1. An antenna comprising: a printed circuit board (PCB) structure including a plurality of prepreg buildup layers on one side and on an opposite side;at least one beamforming integrated circuit (IC) formed on the prepreg buildup layers on the one side of the PCB structure; andat least one horn antenna radiating element formed on the prepreg buildup layers on the opposite side of the PCB structure, wherein the at least one horn antenna radiating element includes a feed structure formed in one of the prepreg buildup layers and a horn aperture extending from the feed structure outside of the prepreg layer.

2. The antenna according to claim 1 wherein the horn aperture is formed in a metal layer.

3. The antenna according to claim 1 wherein the horn aperture is tapered.

4. The antenna according to claim 1 wherein the horn aperture includes opposing ridges extending into an aperture waveguide.

5. The antenna according to claim 1 wherein the prepreg buildup layers include microvias.

6. The antenna according to claim 1 wherein the antenna is a phased array antenna, the at least one beamforming IC is a plurality of beamforming ICs and the at least one horn radiating element is a plurality of horn radiating elements.

7. The antenna according to claim 6 wherein the antenna is part of a 5G radio.
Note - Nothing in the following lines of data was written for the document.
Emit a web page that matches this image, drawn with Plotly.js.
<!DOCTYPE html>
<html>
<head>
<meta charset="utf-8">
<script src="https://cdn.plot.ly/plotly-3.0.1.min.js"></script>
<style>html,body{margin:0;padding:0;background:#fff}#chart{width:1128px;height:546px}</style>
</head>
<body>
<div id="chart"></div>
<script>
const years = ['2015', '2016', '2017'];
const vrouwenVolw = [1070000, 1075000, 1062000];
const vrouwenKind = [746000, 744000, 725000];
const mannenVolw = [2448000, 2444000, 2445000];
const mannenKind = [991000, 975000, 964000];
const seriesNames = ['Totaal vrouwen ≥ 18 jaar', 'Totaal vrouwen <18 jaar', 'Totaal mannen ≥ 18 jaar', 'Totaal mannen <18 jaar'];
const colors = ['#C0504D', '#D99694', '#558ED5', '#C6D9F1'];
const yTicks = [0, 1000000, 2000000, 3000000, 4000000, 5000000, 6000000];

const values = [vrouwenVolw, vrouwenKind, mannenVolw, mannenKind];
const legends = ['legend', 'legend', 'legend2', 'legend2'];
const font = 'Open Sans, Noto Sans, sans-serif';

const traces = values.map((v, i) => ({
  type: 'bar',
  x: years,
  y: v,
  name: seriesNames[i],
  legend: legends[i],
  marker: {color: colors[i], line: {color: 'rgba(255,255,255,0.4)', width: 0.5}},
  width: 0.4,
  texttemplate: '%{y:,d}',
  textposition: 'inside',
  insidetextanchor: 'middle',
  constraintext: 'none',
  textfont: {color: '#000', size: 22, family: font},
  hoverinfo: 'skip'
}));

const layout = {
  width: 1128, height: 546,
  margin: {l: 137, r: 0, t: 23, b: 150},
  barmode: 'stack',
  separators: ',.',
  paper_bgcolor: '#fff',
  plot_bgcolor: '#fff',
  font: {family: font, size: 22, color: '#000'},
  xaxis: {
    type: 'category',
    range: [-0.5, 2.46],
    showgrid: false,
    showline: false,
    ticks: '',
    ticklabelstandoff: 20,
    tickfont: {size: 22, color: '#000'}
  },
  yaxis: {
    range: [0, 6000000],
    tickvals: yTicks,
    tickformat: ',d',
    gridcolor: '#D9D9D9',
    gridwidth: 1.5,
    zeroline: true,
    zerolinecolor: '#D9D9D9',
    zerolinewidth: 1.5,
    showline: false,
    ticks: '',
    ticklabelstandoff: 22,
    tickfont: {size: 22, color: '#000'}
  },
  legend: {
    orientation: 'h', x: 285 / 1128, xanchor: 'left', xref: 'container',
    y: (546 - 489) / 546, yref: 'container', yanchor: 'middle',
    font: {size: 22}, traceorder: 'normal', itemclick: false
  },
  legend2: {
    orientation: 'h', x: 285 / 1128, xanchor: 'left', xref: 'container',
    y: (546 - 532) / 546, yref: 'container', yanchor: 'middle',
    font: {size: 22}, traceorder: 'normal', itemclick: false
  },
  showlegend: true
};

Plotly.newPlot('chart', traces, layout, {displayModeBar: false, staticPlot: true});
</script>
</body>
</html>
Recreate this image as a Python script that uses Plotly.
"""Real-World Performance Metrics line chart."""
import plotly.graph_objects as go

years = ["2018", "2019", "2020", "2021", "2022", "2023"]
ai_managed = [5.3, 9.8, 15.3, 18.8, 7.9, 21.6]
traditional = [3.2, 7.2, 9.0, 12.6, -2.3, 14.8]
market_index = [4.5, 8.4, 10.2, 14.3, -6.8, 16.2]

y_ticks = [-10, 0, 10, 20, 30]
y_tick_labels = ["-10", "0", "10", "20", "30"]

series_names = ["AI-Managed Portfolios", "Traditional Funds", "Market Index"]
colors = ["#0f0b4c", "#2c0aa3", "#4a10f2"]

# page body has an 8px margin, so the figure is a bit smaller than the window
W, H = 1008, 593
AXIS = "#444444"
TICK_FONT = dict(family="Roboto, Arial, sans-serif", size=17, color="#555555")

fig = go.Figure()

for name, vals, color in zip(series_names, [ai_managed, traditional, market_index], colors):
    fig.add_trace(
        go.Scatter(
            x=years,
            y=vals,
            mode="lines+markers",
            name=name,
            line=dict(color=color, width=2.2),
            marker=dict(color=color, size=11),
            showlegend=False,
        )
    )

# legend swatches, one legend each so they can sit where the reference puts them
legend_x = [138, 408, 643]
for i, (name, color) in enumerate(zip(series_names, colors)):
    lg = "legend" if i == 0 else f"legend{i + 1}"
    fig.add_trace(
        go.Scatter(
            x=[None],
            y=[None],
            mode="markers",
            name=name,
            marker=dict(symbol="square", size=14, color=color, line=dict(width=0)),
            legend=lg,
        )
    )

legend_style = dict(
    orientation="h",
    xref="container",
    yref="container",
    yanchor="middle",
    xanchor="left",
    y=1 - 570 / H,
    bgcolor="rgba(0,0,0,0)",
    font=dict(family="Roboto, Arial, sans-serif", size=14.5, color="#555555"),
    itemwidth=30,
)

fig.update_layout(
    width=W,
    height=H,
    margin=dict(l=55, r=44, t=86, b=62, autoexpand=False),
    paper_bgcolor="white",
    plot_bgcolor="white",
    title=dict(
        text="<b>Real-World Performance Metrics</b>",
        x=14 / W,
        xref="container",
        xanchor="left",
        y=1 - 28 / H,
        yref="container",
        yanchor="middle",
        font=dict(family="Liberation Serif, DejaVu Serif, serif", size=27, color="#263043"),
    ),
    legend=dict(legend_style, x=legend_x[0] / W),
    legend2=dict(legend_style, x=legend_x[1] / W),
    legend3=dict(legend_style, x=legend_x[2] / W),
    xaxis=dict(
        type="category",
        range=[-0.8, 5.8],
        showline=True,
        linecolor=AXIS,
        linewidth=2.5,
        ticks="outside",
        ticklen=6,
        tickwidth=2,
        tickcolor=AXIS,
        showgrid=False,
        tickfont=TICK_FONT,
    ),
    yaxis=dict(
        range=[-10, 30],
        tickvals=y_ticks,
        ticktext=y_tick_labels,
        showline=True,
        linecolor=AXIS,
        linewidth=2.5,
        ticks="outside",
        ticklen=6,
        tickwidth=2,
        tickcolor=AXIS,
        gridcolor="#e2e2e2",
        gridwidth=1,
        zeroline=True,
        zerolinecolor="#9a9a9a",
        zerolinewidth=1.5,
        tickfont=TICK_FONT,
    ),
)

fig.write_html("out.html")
8. A phased array antenna comprising: a printed circuit board (PCB) structure including a plurality of prepreg buildup layers including microvias on one side and on an opposite side;a plurality of beamforming integrated circuits (ICs) formed on the prepreg buildup layers on the one side of the PCB structure; anda plurality of horn antenna radiating element formed on the prepreg buildup layers on the opposite side of the PCB structure, wherein each of the horn antenna radiating elements includes a feed structure formed in one of the prepreg buildup layers and a horn aperture extending from the feed structure formed in a metal layer.

9. The antenna according to claim 8 wherein the horn apertures are tapered.

10. The antenna according to claim 8 wherein the horn apertures include opposing ridges extending into an aperture waveguide.

11. The antenna according to claim 6 wherein the antenna is part of a 5G radio.